Notícias dos velhos coronéis (2)
Meu pai tem 80 anos, e sente uma alegria de menino quando começa a contar as histórias de sua meninice na velha Itabaiana. Estamos fazendo uma série de entrevistas com ele para um documentário a ser montado brevemente. Muita gente não tem a sorte de amadurecer tendo seus pais vivos, testemunhas lúcidas de um tempo mágico, que é o período de nossa infância e juventude.
O cidadão Pinto Ribeiro, comerciante e político, foi prefeito de Itabaiana de 1942 a 1945. Meu pai Arnaud Costa conheceu de perto essa figura, dono da “Casa do Povo”, loja que ficava parede meia com “A Barateira”, de Inácio Ramos Cavalcante, pai do poeta Damião Ramos Cavalcante. Pinto Ribeiro era um sujeito metódico, cheio de manias. Um munícipe, encontrando-o na rua, procurava trocar uma palavra com o prefeito, e ele:
− Quer falar com o Chefe do Executivo, com o comerciante ou com o cidadão Pinto Ribeiro?
A ralé era tratada com desdém pelo esnobe prefeito. Na Prefeitura trabalhavam três irmãos, conhecidos por Cajá. Acho que foram esses caras que inspiraram o dramaturgo Dias Gomes na criação das personagens irmãs Cajazeiras, do seriado “O bem amado”. Os Cajá eram uns tipos fofoqueiros. Dos “Cajá” posso dizer que pelo menos um deles não morreu. Esteve ontem no Ponto de Cultura Cantiga de Ninar com sua língua afiada e seus ditos maldosos. Se não é a reencarnação de um dos Cajá, certamente é um desses fofoqueiros de plantão, comuns nas cidades pequenas.
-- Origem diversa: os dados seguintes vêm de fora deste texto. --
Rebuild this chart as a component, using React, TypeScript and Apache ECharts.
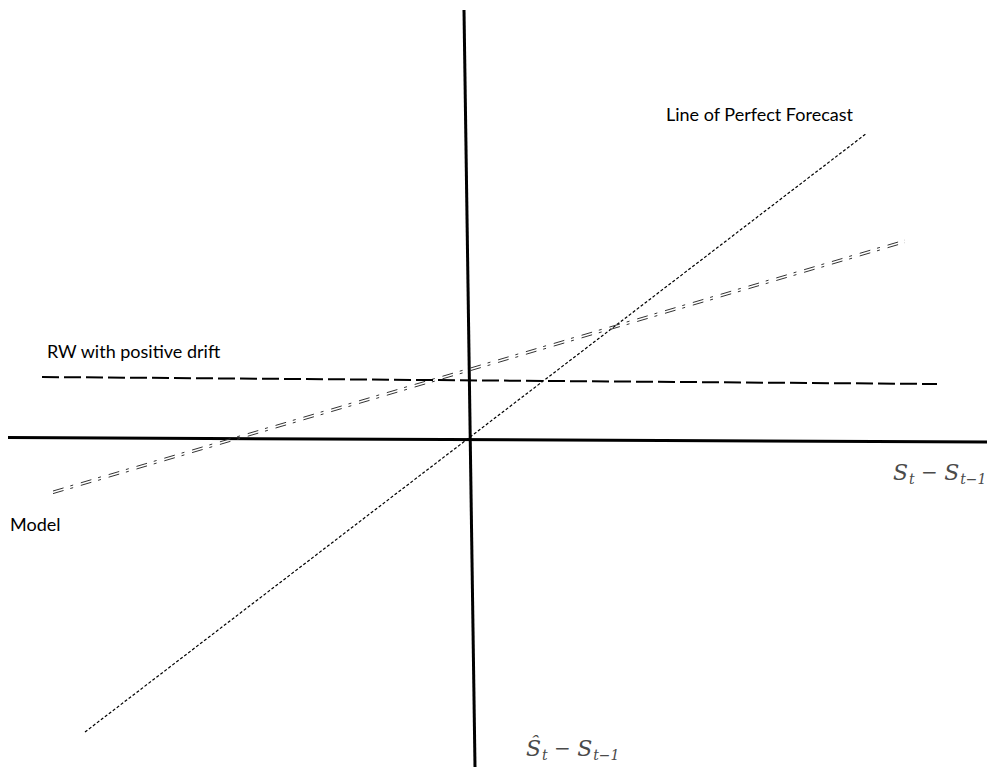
import React, { useEffect, useRef } from "react";
import * as echarts from "echarts";

// Schematic coordinates (origin = crossing of the two axes, 1 unit ≈ 10 px)
const xRange = [-47.0, 51.7];
const yRange = [-32.8, 43.9];

const horizAxisLine: number[][] = [[-46.2, 0.15], [51.7, -0.3]];
const vertAxisLine: number[][] = [[-0.6, 42.9], [0.5, -32.8]];
const perfectForecast: number[][] = [[-38.5, -29.3], [39.7, 30.6]];
const modelLine: number[][] = [[-41.7, -5.2], [43.5, 19.9]];
const rwDrift: number[][] = [[-42.8, 6.2], [46.7, 5.5]];
const modelGap = 0.26;

const labelFont = "Lato, 'Liberation Sans', sans-serif";
const mathFont = "'DejaVu Serif', 'Liberation Serif', serif";

export default function App() {
  const ref = useRef<HTMLDivElement>(null);
  useEffect(() => {
    if (!ref.current) return;
    const chart = echarts.init(ref.current, null, { renderer: "svg" });
    const lineSeries = (name: string, data: number[][], style: any) => ({
      name,
      type: "line",
      data,
      symbol: "none",
      silent: true,
      lineStyle: style,
      z: 2,
    });
    const mathRich = {
      i: { fontFamily: mathFont, fontStyle: "italic", fontSize: 22, lineHeight: 26, fill: "#4a4a4a" },
      sub: { fontFamily: mathFont, fontStyle: "italic", fontSize: 14, lineHeight: 14, padding: [14, 0, 0, 1], fill: "#4a4a4a" },
      op: { fontFamily: mathFont, fontSize: 20, lineHeight: 26, fill: "#4a4a4a" },
    };
    chart.setOption({
      animation: false,
      backgroundColor: "#ffffff",
      grid: { left: 0, right: 0, top: 0, bottom: 0 },
      xAxis: { type: "value", min: xRange[0], max: xRange[1], show: false },
      yAxis: { type: "value", min: yRange[0], max: yRange[1], show: false },
      series: [
        lineSeries("horizontal axis", horizAxisLine, { color: "#000", width: 3, type: "solid" }),
        lineSeries("vertical axis", vertAxisLine, { color: "#000", width: 3, type: "solid" }),
        lineSeries("Line of Perfect Forecast", perfectForecast, { color: "#000", width: 1.2, type: [3, 2] }),
        lineSeries("Model", modelLine, { color: "#333", width: 1, type: [11, 7, 3, 8] }),
        lineSeries(
          "Model (2)",
          modelLine.map((p) => [p[0], p[1] - modelGap]),
          { color: "#333", width: 1, type: [11, 7, 3, 8] }
        ),
        lineSeries("RW with positive drift", rwDrift, { color: "#000", width: 2, type: [17, 5] }),
      ],
      graphic: [
        {
          type: "text",
          left: 666,
          top: 105,
          style: { text: "Line of Perfect Forecast", font: `18px ${labelFont}`, fill: "#000" },
        },
        {
          type: "text",
          left: 47,
          top: 342,
          style: { text: "RW with positive drift", font: `18px ${labelFont}`, fill: "#000" },
        },
        {
          type: "text",
          left: 10,
          top: 515,
          style: { text: "Model", font: `18px ${labelFont}`, fill: "#000" },
        },
        {
          type: "text",
          left: 893,
          top: 458,
          style: { text: "{i|S}{sub|t}{op| − }{i|S}{sub|t−1}", rich: mathRich },
        },
        {
          type: "text",
          left: 526,
          top: 734,
          style: { text: "{i|Ŝ}{sub|t}{op| − }{i|S}{sub|t−1}", rich: mathRich },
        },
      ],
    });
    return () => chart.dispose();
  }, []);
  return (
    <div
      ref={ref}
      style={{ position: "fixed", left: 0, top: 0, width: 987, height: 767, background: "#fff" }}
    />
  );
}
Pois um dos irmãos Cajá foi flagrado falando mal do prefeito Pinto Ribeiro, que o demitiu na mesma hora. Para sobreviver, o Cajá desempregado foi vender doce americano pela rua, cantando o refrão:
− Olha o doce americano, sem precisar do prefeito eu vou levando...
Diante da petulância do doceiro, Pinto Ribeiro ordenou sua imediata prisão por desacato à autoridade.
Quase que me esqueço de mencionar outra ocorrência na mesma linha do ridículo provinciano. Era o Doutor Antonio Santiago outra figura muito grave e metida a importante. Prefeito do lugar, teve que se ausentar da cidade para tratar de um problema de saúde. Ao voltar, foi cumprimentado pelo poeta Agenor Otávio:
− Nobre prefeito, como vai de saúde?
−Estou melhor, obrigado – respondeu de má vontade o Prefeito.
Na qualidade de fiscal de feira e bom conversador, Agenor saiu dizendo a todo mundo que o seu prefeito estava bem de saúde. Sabendo dos comentários, Dr. Santiago ditou portaria ao seu secretário nos seguintes termos:
“No uso da atribuição que lhe confere a Lei, o Prefeito Municipal de Itabaiana resolve demitir o servidor Agenor Otávio, por motivo de especular sobre a saúde do Chefe do Executivo”. Depois, reconhecendo que o documento era destituído de bom senso, mandou cancelar a demissão do fiscal. Os juristas atuais situariam o caso no tal “princípio da insignificância”. Como são insignificantes os que se mostram tão arrogantes!